Data extract ▸
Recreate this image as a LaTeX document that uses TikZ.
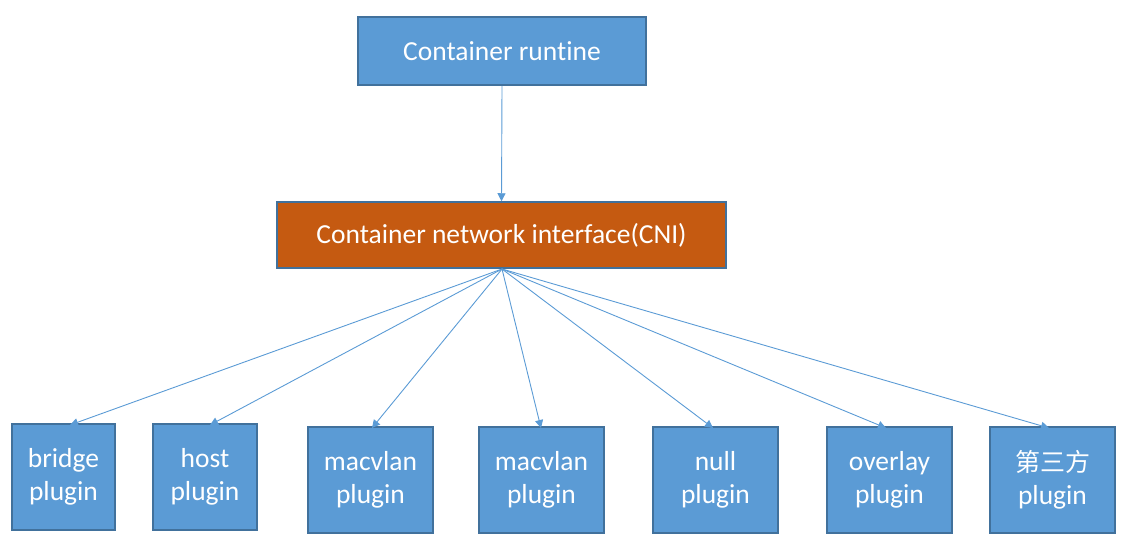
\documentclass[tikz,border=0pt]{standalone}
\usepackage{fontspec}
\setmainfont[Ligatures={NoCommon}]{Carlito}
\newfontfamily\cjk{Noto Sans CJK SC}
\usetikzlibrary{arrows.meta}
\definecolor{boxblue}{HTML}{5B9BD5}
\definecolor{boxedge}{HTML}{41719C}
\definecolor{cniorange}{HTML}{C55A11}
\definecolor{arrowblue}{HTML}{5B9BD5}
\tikzset{
  bx/.style={draw=boxedge, line width=1.5pt, fill=boxblue, text=white, inner sep=0pt, align=center, font=\fontsize{27.5}{33}\selectfont},
  conn/.style={draw=arrowblue, line width=0.9pt, -{Triangle[length=8pt,width=8pt]}}
}
\begin{document}
\begin{tikzpicture}[x=1pt,y=-1pt]
\useasboundingbox (0,0) rectangle (1126,544);
\node[bx, minimum width=288pt, minimum height=68pt] (rt) at (502,51) {Container runtine};
\node[bx, fill=cniorange, minimum width=449pt, minimum height=66pt] (cni) at (501.5,235) {Container network interface(CNI)};
\node[bx, minimum width=103pt, minimum height=106pt] (b1) at (63.5,477) {bridge\\plugin};
\node[bx, minimum width=104pt, minimum height=106pt] (b2) at (205,477) {host\\plugin};
\node[bx, minimum width=125pt, minimum height=106pt] (b3) at (370.5,480) {macvlan\\plugin};
\node[bx, minimum width=125pt, minimum height=106pt] (b4) at (541.5,480) {macvlan\\plugin};
\node[bx, minimum width=125pt, minimum height=106pt] (b5) at (715.5,480) {null\\plugin};
\node[bx, minimum width=125pt, minimum height=106pt] (b6) at (889.5,480) {overlay\\plugin};
\node[bx, minimum width=125pt, minimum height=106pt] (b7) at (1052.5,480) {{\cjk\fontsize{25}{33}\selectfont 第三方}\\plugin};
\coordinate (c0) at (502,269);
\draw[conn] (rt.south) -- (cni.north);
\draw[conn] (c0) -- (70,425);
\draw[conn] (c0) -- (210,425);
\draw[conn] (c0) -- (372,428);
\draw[conn] (c0) -- (541,428);
\draw[conn] (c0) -- (713,428);
\draw[conn] (c0) -- (886,428);
\draw[conn] (c0) -- (1049,428);
\end{tikzpicture}
\end{document}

Problem description ▸ Copy the whole listing above word for word but do not carry over the pictures.

Output for this task ▸
Recreate this image as a LaTeX document that uses TikZ.
\documentclass[tikz,border=0pt]{standalone}
\usepackage{fontspec}
\setmainfont[Ligatures={NoCommon}]{Carlito}
\newfontfamily\cjk{Noto Sans CJK SC}
\usetikzlibrary{arrows.meta}
\definecolor{boxblue}{HTML}{5B9BD5}
\definecolor{boxedge}{HTML}{41719C}
\definecolor{cniorange}{HTML}{C55A11}
\definecolor{arrowblue}{HTML}{5B9BD5}
\tikzset{
  bx/.style={draw=boxedge, line width=1.5pt, fill=boxblue, text=white, inner sep=0pt, align=center, font=\fontsize{27.5}{33}\selectfont},
  conn/.style={draw=arrowblue, line width=0.9pt, -{Triangle[length=8pt,width=8pt]}}
}
\begin{document}
\begin{tikzpicture}[x=1pt,y=-1pt]
\useasboundingbox (0,0) rectangle (1126,544);
\node[bx, minimum width=288pt, minimum height=68pt] (rt) at (502,51) {Container runtine};
\node[bx, fill=cniorange, minimum width=449pt, minimum height=66pt] (cni) at (501.5,235) {Container network interface(CNI)};
\node[bx, minimum width=103pt, minimum height=106pt] (b1) at (63.5,477) {bridge\\plugin};
\node[bx, minimum width=104pt, minimum height=106pt] (b2) at (205,477) {host\\plugin};
\node[bx, minimum width=125pt, minimum height=106pt] (b3) at (370.5,480) {macvlan\\plugin};
\node[bx, minimum width=125pt, minimum height=106pt] (b4) at (541.5,480) {macvlan\\plugin};
\node[bx, minimum width=125pt, minimum height=106pt] (b5) at (715.5,480) {null\\plugin};
\node[bx, minimum width=125pt, minimum height=106pt] (b6) at (889.5,480) {overlay\\plugin};
\node[bx, minimum width=125pt, minimum height=106pt] (b7) at (1052.5,480) {{\cjk\fontsize{25}{33}\selectfont 第三方}\\plugin};
\coordinate (c0) at (502,269);
\draw[conn] (rt.south) -- (cni.north);
\draw[conn] (c0) -- (70,425);
\draw[conn] (c0) -- (210,425);
\draw[conn] (c0) -- (372,428);
\draw[conn] (c0) -- (541,428);
\draw[conn] (c0) -- (713,428);
\draw[conn] (c0) -- (886,428);
\draw[conn] (c0) -- (1049,428);
\end{tikzpicture}
\end{document}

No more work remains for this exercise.